◆ Task: Print word for word the first line of the listing below and every line after it, through the line with "(763,524) -- (763,16);". Leave out the pictures and the rest.

◆ Record excerpts:
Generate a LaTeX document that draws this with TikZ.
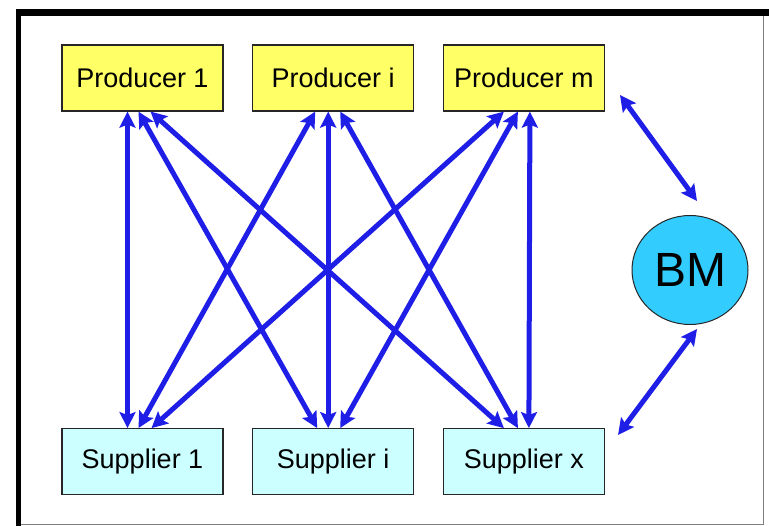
\documentclass[tikz,border=0pt]{standalone}
\usepackage{fontspec}
\setmainfont{Liberation Sans}
\usetikzlibrary{positioning,shapes.geometric,arrows.meta}

\definecolor{linkblue}{RGB}{30,30,230}
\definecolor{prodfill}{RGB}{255,255,102}
\definecolor{supfill}{RGB}{204,255,255}
\definecolor{bmfill}{RGB}{51,204,255}

\begin{document}
\begin{tikzpicture}[
    x=1bp, y=-1bp,
    agent/.style={
        draw=black!85,
        line width=1.2bp,
        minimum width=161bp,
        minimum height=66bp,
        inner sep=0pt,
        font=\fontsize{27bp}{32bp}\selectfont
    },
    prod/.style={agent,fill=prodfill},
    supp/.style={agent,fill=supfill},
    link/.style={
        linkblue,
        line width=5bp,
        {Stealth[length=16bp,width=16bp,inset=3bp]}-{Stealth[length=16bp,width=16bp,inset=3bp]}
    },
    node distance=28.5bp
]
  \useasboundingbox (0,0) rectangle (769,526);

  % frame
  \fill[black] (16,9) rectangle (769,16);
  \fill[black] (16,9) rectangle (21,526);
  \draw[gray,line width=1bp] (21,524) -- (763,524) -- (763,16);

  % producers and suppliers
  \node[prod] (p1) at (142.5,78) {Producer 1};
  \node[prod,right=of p1] (pi) {Producer i};
  \node[prod,right=of pi] (pm) {Producer m};

  \node[supp,below=316.5bp of p1] (s1) {Supplier 1};
  \node[supp,below=316.5bp of pi] (si) {Supplier i};
  \node[supp,below=316.5bp of pm] (sx) {Supplier x};

  \node[ellipse,draw=black!85,fill=bmfill,line width=1bp,
        minimum width=116bp,minimum height=109bp,inner sep=0pt,
        font=\fontsize{48bp}{56bp}\selectfont] (bm) at (690,270) {BM};

  % links between producers and suppliers
  \foreach \a/\xa/\b/\xb in {p1/-15/s1/-15, p1/-4/si/-16, p1/8/sx/-20,
                             pi/-18/s1/-4, pi/-5/si/-5, pi/7/sx/-6,
                             pm/-20/s1/9, pm/-6/si/7, pm/6/sx/5} {
    \draw[link] ([xshift=\xa bp]\a.south) -- ([xshift=\xb bp]\b.north);
  }

  % links to BM
  \coordinate (pmbm) at (620,95);
  \coordinate (bmtop) at (697,201);
  \coordinate (bmbot) at (697,329);
  \coordinate (sxbm) at (618,435);
  \draw[link] (pmbm) -- (bmtop);
  \draw[link] (bmbot) -- (sxbm);
\end{tikzpicture}
\end{document}
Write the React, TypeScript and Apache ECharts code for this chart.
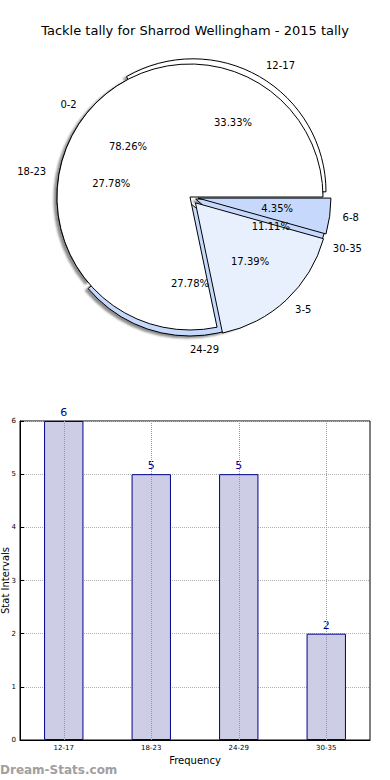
import React, { useEffect, useRef } from "react";
import * as echarts from "echarts";

const titleText = "Tackle tally for Sharrod Wellingham - 2015 tally";
const tallyCategories = ["12-17", "18-23", "24-29", "30-35"];
const tallyValues = [6, 5, 5, 2];
const tallyColors = ["#ffffff", "#ffffff", "#c6d9fd", "#c6d9fd"];
const tallyExploded = [true, false, true, true];
const lowCategories = ["0-2", "3-5", "6-8"];
const lowValues = [18, 4, 1];
const lowColors = ["#ffffff", "#e9f0fd", "#c6d9fd"];
const lowExploded = [false, true, true];
const yTicks = [0, 1, 2, 3, 4, 5, 6];

const FONT = "DejaVu Sans";
const R = 133;
const CENTER = [190, 197];

function pieData(cats: string[], vals: number[], colors: string[], sel: boolean[], visible: boolean) {
  return cats.map((c, i) => ({
    name: c,
    value: vals[i],
    selected: sel[i],
    itemStyle: visible
      ? { color: colors[i], borderColor: "#000", borderWidth: 1 }
      : { color: "transparent", borderWidth: 0 },
    select: {
      itemStyle: visible
        ? { color: colors[i], borderColor: "#000", borderWidth: 1 }
        : { color: "transparent", borderWidth: 0 },
    },
  }));
}

// matplotlib puts a wedge's name left-aligned when the wedge midpoint is on the right (x >= 0)
function alignFor(vals: number[]) {
  const total = vals.reduce((a, b) => a + b, 0);
  let cum = 0;
  return vals.map((v) => {
    const mid = ((cum + v / 2) / total) * Math.PI * 2;
    cum += v;
    return Math.cos(mid) > -1e-6 ? "left" : "right";
  });
}

function visiblePie(id: string, cats: string[], vals: number[], colors: string[], sel: boolean[], offset: number, z: number, shadow: boolean) {
  return {
    id,
    type: "pie",
    center: CENTER,
    radius: [0, R],
    startAngle: 0,
    clockwise: false,
    z,
    selectedMode: "multiple",
    selectedOffset: offset,
    avoidLabelOverlap: false,
    label: { show: false },
    labelLine: { show: false },
    emphasis: { disabled: true },
    itemStyle: shadow
      ? {
          borderColor: "#000",
          borderWidth: 1,
          shadowColor: "rgba(0,0,0,0.45)",
          shadowBlur: 2,
          shadowOffsetX: -3,
          shadowOffsetY: 2,
        }
      : { borderColor: "#000", borderWidth: 1 },
    data: pieData(cats, vals, colors, sel, true),
  };
}

function namePie(id: string, cats: string[], vals: number[], sel: boolean[], offset: number) {
  const aligns = alignFor(vals);
  return {
    id,
    type: "pie",
    center: CENTER,
    radius: [0, R],
    startAngle: 0,
    clockwise: false,
    z: 5,
    silent: true,
    selectedMode: "multiple",
    selectedOffset: offset,
    avoidLabelOverlap: false,
    emphasis: { disabled: true },
    label: {
      show: true,
      position: "outside",
      formatter: "{b}",
      color: "#000",
      fontFamily: FONT,
      fontSize: 10,
      distanceToLabelLine: 0,
    },
    labelLayout: (p: any) => ({ align: aligns[p.dataIndex] }),
    labelLine: { show: false, length: Math.round(R * 0.1), length2: 0 },
    data: pieData(cats, vals, [], sel, false),
  };
}

function pctPie(id: string, cats: string[], vals: number[], sel: boolean[], offset: number) {
  return {
    id,
    type: "pie",
    center: CENTER,
    radius: [Math.round(R * 0.2) - 6, R],
    startAngle: 0,
    clockwise: false,
    z: 5,
    silent: true,
    selectedMode: "multiple",
    selectedOffset: offset,
    avoidLabelOverlap: false,
    percentPrecision: 2,
    emphasis: { disabled: true },
    label: {
      show: true,
      position: "inside",
      formatter: "{d}%",
      color: "#000",
      fontFamily: FONT,
      fontSize: 10,
    },
    labelLine: { show: false },
    data: pieData(cats, vals, [], sel, false),
  };
}

export default function App() {
  const ref = useRef<HTMLDivElement>(null);
  useEffect(() => {
    if (!ref.current) return;
    const chart = echarts.init(ref.current, undefined, { renderer: "svg" });
    const option: any = {
      animation: false,
      backgroundColor: "#ffffff",
      textStyle: { fontFamily: FONT },
      title: {
        text: titleText,
        left: "center",
        top: 19,
        textStyle: { fontFamily: FONT, fontSize: 13, fontWeight: "normal", color: "#000" },
      },
      grid: {
        left: 20,
        right: 20,
        top: 421,
        bottom: 40,
        containLabel: false,
        outerBoundsMode: "none",
        show: true,
        borderColor: "#000",
        borderWidth: 1,
        backgroundColor: "transparent",
      },
      xAxis: {
        type: "category",
        data: tallyCategories,
        boundaryGap: true,
        name: "Frequency",
        nameLocation: "middle",
        nameGap: 15,
        nameMoveOverlap: false,
        nameTextStyle: { fontFamily: FONT, fontSize: 10, color: "#000" },
        axisLine: { lineStyle: { color: "#000" } },
        axisTick: { show: true, inside: true, alignWithLabel: true, length: 4, lineStyle: { color: "#000" } },
        axisLabel: { fontFamily: FONT, fontSize: 7, color: "#000", margin: 4 },
        splitLine: { show: false },
      },
      yAxis: {
        type: "value",
        min: yTicks[0],
        max: yTicks[yTicks.length - 1],
        interval: 1,
        name: "Stat Intervals",
        nameLocation: "middle",
        nameGap: 10,
        nameMoveOverlap: false,
        nameTextStyle: { fontFamily: FONT, fontSize: 10, color: "#000" },
        axisLine: { show: true, lineStyle: { color: "#000" } },
        axisTick: { show: true, inside: true, length: 4, lineStyle: { color: "#000" } },
        axisLabel: { fontFamily: FONT, fontSize: 7, color: "#000", margin: 4 },
        splitLine: { show: true, lineStyle: { color: "#b0b0b0", type: "dotted", width: 1 } },
      },
      graphic: [
        {
          type: "text",
          left: 0,
          top: 764,
          style: { text: "Dream-Stats.com", fill: "#a0a0a0", font: "bold 12px 'DejaVu Sans'" },
        },
      ],
      series: [
        visiblePie("tallyPie", tallyCategories, tallyValues, tallyColors, tallyExploded, 6, 1, true),
        visiblePie("lowPie", lowCategories, lowValues, lowColors, lowExploded, 8, 2, false),
        namePie("tallyNames", tallyCategories, tallyValues, tallyExploded, 6),
        namePie("lowNames", lowCategories, lowValues, lowExploded, 8),
        pctPie("tallyPct", tallyCategories, tallyValues, tallyExploded, 6),
        pctPie("lowPct", lowCategories, lowValues, lowExploded, 8),
        {
          type: "bar",
          data: tallyValues,
          barWidth: "45%",
          itemStyle: { color: "#cdcde6", borderColor: "#00008b", borderWidth: 1 },
          label: { show: true, position: "top", distance: 3, color: "#00008b", fontFamily: FONT, fontSize: 11 },
          emphasis: { disabled: true },
          markLine: {
            silent: true,
            symbol: ["none", "none"],
            label: { show: false },
            lineStyle: { color: "#999", type: "dotted", width: 1 },
            data: tallyCategories.map((c) => ({ xAxis: c })),
          },
        },
      ],
    };
    chart.setOption(option);
    return () => chart.dispose();
  }, []);
  return (
    <div
      ref={ref}
      style={{ position: "fixed", left: 0, top: 0, width: 390, height: 780, background: "#fff" }}
    />
  );
}
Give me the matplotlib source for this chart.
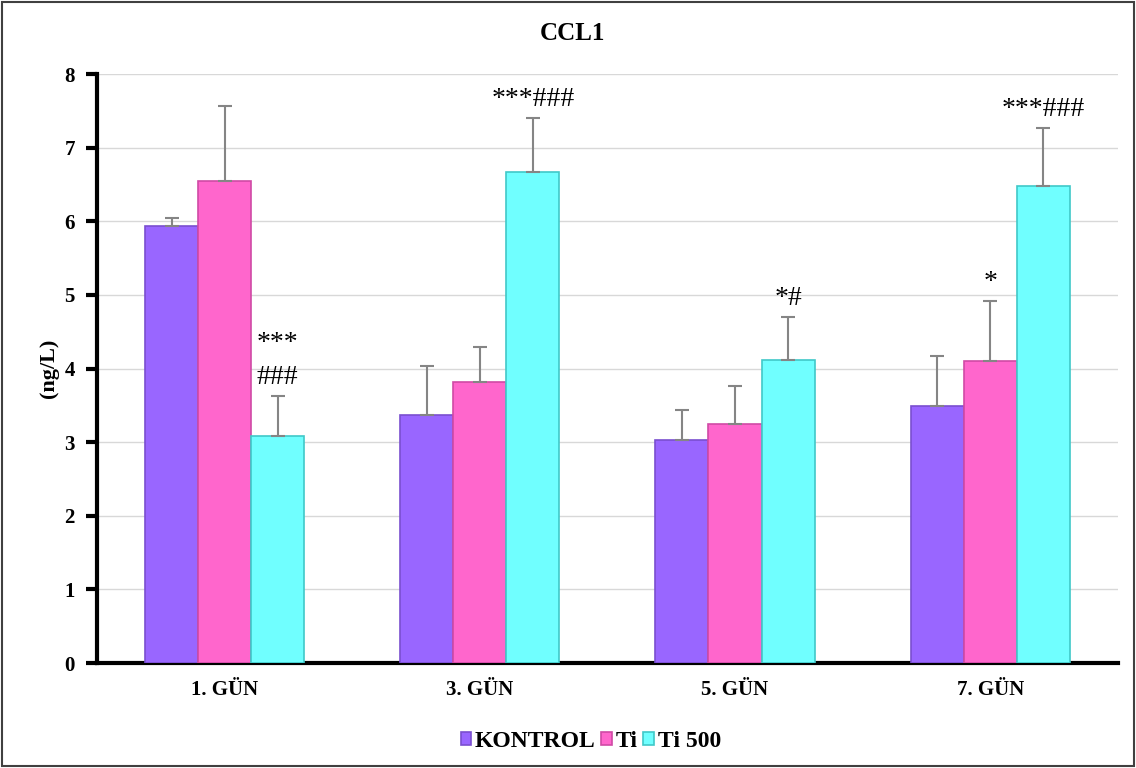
import matplotlib
matplotlib.use("Agg")
import matplotlib.pyplot as plt
import numpy as np
from matplotlib.patches import Rectangle

days = ["1. GÜN", "3. GÜN", "5. GÜN", "7. GÜN"]
series_names = ["KONTROL", "Ti", "Ti 500"]
kontrol = [5.94, 3.37, 3.03, 3.49]
ti = [6.55, 3.82, 3.25, 4.10]
ti500 = [3.08, 6.67, 4.12, 6.48]
kontrol_err = [0.11, 0.67, 0.41, 0.68]
ti_err = [1.02, 0.47, 0.51, 0.82]
ti500_err = [0.55, 0.73, 0.58, 0.79]

# significance marks: (day index, series index, text)
marks = [
    (0, 2, "***\n###"),
    (1, 2, "***###"),
    (2, 2, "*#"),
    (3, 1, "*"),
    (3, 2, "***###"),
]

colors = ["#9966FF", "#FF66CC", "#70FFFF"]
edges = ["#7a4fd0", "#d04aa5", "#40c8c8"]

plt.rcParams["font.family"] = ["Liberation Serif", "DejaVu Serif"]

fig = plt.figure(figsize=(11.36, 7.68), dpi=100)
ax = fig.add_axes([0.0854, 0.1367, 0.8986, 0.7669])

x = np.arange(len(days))
width = 0.208
values = [kontrol, ti, ti500]
errors = [kontrol_err, ti_err, ti500_err]
for i, (vals, errs) in enumerate(zip(values, errors)):
    pos = x + (i - 1) * width
    ax.bar(pos, vals, width=width, color=colors[i], edgecolor=edges[i],
           linewidth=1.2, label=series_names[i], zorder=3)
    ax.errorbar(pos, vals, yerr=[np.zeros(len(vals)), errs], fmt="none",
                ecolor="#858585", elinewidth=1.5, capsize=5, capthick=1.5, zorder=4)

for day, s, text in marks:
    pos = x[day] + (s - 1) * width
    top = values[s][day] + errors[s][day]
    ax.annotate(text, (pos, top), xytext=(0, 6), textcoords="offset pixels",
                ha="center", va="bottom", fontsize=20, linespacing=1.45)

ax.set_xlim(-0.5, 3.5)
ax.set_ylim(0, 8)
ax.set_yticks(range(0, 9))
ax.set_xticks(x)
ax.set_xticklabels(days, fontsize=15, fontweight="bold")
for lbl in ax.get_yticklabels():
    lbl.set_fontsize(15)
    lbl.set_fontweight("bold")
ax.set_ylabel("(ng/L)", fontsize=16, fontweight="bold", labelpad=4)
ax.grid(axis="y", color="#d8d8d8", linewidth=1, zorder=0)
ax.set_axisbelow(True)
for side in ["top", "right"]:
    ax.spines[side].set_visible(False)
ax.spines["left"].set_linewidth(3)
ax.spines["bottom"].set_linewidth(3)
ax.tick_params(axis="y", direction="out", length=8, width=3, pad=8)
ax.tick_params(axis="x", length=0, pad=12)

fig.text(0.504, 0.956, "CCL1", ha="center", va="center", fontsize=18, fontweight="bold")

leg = fig.legend(loc="center", bbox_to_anchor=(0.52, 0.035), ncol=3, frameon=False,
                 handlelength=0.45, handleheight=0.45, handletextpad=0.15, columnspacing=0.25,
                 prop={"size": 17, "weight": "bold"})

fig.patches.append(Rectangle((0.002, 0.003), 0.996, 0.994, transform=fig.transFigure,
                             fill=False, edgecolor="#404040", linewidth=1.5))

fig.savefig("out.png", dpi=100)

◆ Answer to this task:
Generate a LaTeX document that draws this with TikZ.
\documentclass[tikz,border=0pt]{standalone}
\usepackage{fontspec}
\setmainfont{Liberation Sans}
\usetikzlibrary{positioning,shapes.geometric,arrows.meta}

\definecolor{linkblue}{RGB}{30,30,230}
\definecolor{prodfill}{RGB}{255,255,102}
\definecolor{supfill}{RGB}{204,255,255}
\definecolor{bmfill}{RGB}{51,204,255}

\begin{document}
\begin{tikzpicture}[
    x=1bp, y=-1bp,
    agent/.style={
        draw=black!85,
        line width=1.2bp,
        minimum width=161bp,
        minimum height=66bp,
        inner sep=0pt,
        font=\fontsize{27bp}{32bp}\selectfont
    },
    prod/.style={agent,fill=prodfill},
    supp/.style={agent,fill=supfill},
    link/.style={
        linkblue,
        line width=5bp,
        {Stealth[length=16bp,width=16bp,inset=3bp]}-{Stealth[length=16bp,width=16bp,inset=3bp]}
    },
    node distance=28.5bp
]
  \useasboundingbox (0,0) rectangle (769,526);

  % frame
  \fill[black] (16,9) rectangle (769,16);
  \fill[black] (16,9) rectangle (21,526);
  \draw[gray,line width=1bp] (21,524) -- (763,524) -- (763,16);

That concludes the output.